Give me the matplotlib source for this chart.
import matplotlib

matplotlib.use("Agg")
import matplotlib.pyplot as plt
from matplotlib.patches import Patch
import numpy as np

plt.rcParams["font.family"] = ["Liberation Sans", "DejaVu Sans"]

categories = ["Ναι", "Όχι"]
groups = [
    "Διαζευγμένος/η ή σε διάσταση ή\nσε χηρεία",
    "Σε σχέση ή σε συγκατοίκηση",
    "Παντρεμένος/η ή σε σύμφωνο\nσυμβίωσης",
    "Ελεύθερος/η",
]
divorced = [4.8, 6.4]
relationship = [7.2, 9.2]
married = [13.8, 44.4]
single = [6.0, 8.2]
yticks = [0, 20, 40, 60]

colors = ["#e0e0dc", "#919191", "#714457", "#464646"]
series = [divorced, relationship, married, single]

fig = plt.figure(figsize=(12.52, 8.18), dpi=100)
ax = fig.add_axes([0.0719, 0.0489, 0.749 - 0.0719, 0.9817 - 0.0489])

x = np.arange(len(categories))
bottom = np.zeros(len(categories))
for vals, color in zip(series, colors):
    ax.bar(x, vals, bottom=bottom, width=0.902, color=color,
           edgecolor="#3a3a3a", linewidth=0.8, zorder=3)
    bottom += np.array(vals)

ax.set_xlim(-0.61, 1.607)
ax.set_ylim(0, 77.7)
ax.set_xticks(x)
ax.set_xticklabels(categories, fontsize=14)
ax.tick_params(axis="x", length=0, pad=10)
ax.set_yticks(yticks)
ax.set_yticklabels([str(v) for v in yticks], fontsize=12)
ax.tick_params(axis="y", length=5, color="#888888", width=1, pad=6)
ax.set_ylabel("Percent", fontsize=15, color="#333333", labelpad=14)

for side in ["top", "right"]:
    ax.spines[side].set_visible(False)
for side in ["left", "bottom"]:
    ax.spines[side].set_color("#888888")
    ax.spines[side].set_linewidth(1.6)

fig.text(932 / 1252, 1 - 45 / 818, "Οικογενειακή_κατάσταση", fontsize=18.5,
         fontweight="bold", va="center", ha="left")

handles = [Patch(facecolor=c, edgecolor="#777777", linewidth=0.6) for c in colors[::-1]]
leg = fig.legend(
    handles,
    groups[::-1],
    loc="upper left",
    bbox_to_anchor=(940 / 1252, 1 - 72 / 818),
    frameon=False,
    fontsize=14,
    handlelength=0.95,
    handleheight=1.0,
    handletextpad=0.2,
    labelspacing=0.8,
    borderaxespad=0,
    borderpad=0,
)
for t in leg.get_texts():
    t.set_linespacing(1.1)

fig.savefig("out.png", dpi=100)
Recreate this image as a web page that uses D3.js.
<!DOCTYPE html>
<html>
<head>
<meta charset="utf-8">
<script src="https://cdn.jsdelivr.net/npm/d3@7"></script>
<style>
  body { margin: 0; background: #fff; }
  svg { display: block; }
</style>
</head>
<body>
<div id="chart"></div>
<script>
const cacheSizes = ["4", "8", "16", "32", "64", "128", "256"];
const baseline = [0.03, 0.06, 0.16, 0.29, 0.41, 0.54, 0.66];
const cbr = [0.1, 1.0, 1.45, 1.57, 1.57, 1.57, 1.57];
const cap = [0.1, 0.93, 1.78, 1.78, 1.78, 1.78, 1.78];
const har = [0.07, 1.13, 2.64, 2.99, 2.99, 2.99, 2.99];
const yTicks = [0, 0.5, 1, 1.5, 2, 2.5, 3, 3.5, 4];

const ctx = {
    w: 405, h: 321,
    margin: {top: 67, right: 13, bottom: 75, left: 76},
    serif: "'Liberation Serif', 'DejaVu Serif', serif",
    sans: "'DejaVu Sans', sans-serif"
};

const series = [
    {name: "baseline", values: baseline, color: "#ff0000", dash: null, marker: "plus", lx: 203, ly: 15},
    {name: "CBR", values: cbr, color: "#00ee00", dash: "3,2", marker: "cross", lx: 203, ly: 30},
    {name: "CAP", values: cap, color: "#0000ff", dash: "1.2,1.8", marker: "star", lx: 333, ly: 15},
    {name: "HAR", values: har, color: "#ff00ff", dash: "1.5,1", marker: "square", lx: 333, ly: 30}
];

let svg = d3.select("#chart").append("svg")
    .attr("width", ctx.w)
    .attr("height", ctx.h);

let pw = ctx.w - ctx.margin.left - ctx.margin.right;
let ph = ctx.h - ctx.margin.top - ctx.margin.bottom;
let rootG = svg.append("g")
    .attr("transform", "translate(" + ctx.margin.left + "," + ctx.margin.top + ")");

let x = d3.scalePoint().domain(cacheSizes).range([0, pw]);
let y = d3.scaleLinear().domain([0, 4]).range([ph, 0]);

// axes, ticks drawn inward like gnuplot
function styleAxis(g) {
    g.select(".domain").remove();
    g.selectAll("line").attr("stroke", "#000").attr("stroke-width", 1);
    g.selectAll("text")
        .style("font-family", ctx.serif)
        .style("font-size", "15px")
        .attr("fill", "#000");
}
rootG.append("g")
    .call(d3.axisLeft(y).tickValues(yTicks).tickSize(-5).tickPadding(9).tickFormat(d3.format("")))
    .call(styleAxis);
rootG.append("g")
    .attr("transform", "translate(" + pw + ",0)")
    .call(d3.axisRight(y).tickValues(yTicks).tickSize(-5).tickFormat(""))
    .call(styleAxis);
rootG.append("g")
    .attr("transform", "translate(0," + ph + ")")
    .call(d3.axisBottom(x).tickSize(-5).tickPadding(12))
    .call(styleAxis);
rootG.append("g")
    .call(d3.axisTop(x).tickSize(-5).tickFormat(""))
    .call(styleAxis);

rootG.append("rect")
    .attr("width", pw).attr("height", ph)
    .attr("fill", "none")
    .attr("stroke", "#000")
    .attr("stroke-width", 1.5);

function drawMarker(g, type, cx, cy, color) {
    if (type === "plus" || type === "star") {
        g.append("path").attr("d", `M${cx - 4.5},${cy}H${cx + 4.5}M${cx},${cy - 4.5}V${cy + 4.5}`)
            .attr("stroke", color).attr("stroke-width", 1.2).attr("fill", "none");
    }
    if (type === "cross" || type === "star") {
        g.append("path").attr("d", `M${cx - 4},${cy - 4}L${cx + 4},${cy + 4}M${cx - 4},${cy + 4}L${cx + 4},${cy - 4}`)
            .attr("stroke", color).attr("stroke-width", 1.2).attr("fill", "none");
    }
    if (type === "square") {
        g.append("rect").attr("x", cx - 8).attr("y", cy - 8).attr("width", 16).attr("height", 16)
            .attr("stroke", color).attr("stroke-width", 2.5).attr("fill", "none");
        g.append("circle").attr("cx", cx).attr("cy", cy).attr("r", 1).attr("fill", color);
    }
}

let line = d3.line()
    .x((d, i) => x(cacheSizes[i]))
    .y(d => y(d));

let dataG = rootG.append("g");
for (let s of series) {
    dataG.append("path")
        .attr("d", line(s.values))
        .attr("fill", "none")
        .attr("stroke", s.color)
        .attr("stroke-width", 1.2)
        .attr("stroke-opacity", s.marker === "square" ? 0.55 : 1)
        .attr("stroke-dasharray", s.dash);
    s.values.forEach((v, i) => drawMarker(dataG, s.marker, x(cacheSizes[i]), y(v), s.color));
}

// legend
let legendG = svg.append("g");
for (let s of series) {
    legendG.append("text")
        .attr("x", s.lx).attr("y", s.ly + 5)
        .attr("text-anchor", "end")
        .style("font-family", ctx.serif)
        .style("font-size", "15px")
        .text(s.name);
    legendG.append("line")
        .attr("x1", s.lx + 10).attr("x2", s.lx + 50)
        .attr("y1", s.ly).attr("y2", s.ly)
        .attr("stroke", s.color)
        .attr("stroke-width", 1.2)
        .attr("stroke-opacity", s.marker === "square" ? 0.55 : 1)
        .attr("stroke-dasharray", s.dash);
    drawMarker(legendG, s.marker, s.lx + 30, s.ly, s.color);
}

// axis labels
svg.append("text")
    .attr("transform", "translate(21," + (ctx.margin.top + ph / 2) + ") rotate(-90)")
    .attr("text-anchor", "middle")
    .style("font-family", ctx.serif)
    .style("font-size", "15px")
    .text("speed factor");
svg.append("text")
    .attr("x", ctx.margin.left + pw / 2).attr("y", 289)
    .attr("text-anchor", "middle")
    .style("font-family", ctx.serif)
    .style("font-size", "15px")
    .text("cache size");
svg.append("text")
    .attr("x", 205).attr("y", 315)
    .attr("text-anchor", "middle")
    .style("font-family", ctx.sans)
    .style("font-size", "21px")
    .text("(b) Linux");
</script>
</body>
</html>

____________

_Exercise brief:_ From the first line of the data through the line with "bottom += np.array(vals)", quote each line exactly and add nothing else.

_Task solution:_
Give me the matplotlib source for this chart.
import matplotlib

matplotlib.use("Agg")
import matplotlib.pyplot as plt
from matplotlib.patches import Patch
import numpy as np

plt.rcParams["font.family"] = ["Liberation Sans", "DejaVu Sans"]

categories = ["Ναι", "Όχι"]
groups = [
    "Διαζευγμένος/η ή σε διάσταση ή\nσε χηρεία",
    "Σε σχέση ή σε συγκατοίκηση",
    "Παντρεμένος/η ή σε σύμφωνο\nσυμβίωσης",
    "Ελεύθερος/η",
]
divorced = [4.8, 6.4]
relationship = [7.2, 9.2]
married = [13.8, 44.4]
single = [6.0, 8.2]
yticks = [0, 20, 40, 60]

colors = ["#e0e0dc", "#919191", "#714457", "#464646"]
series = [divorced, relationship, married, single]

fig = plt.figure(figsize=(12.52, 8.18), dpi=100)
ax = fig.add_axes([0.0719, 0.0489, 0.749 - 0.0719, 0.9817 - 0.0489])

x = np.arange(len(categories))
bottom = np.zeros(len(categories))
for vals, color in zip(series, colors):
    ax.bar(x, vals, bottom=bottom, width=0.902, color=color,
           edgecolor="#3a3a3a", linewidth=0.8, zorder=3)
    bottom += np.array(vals)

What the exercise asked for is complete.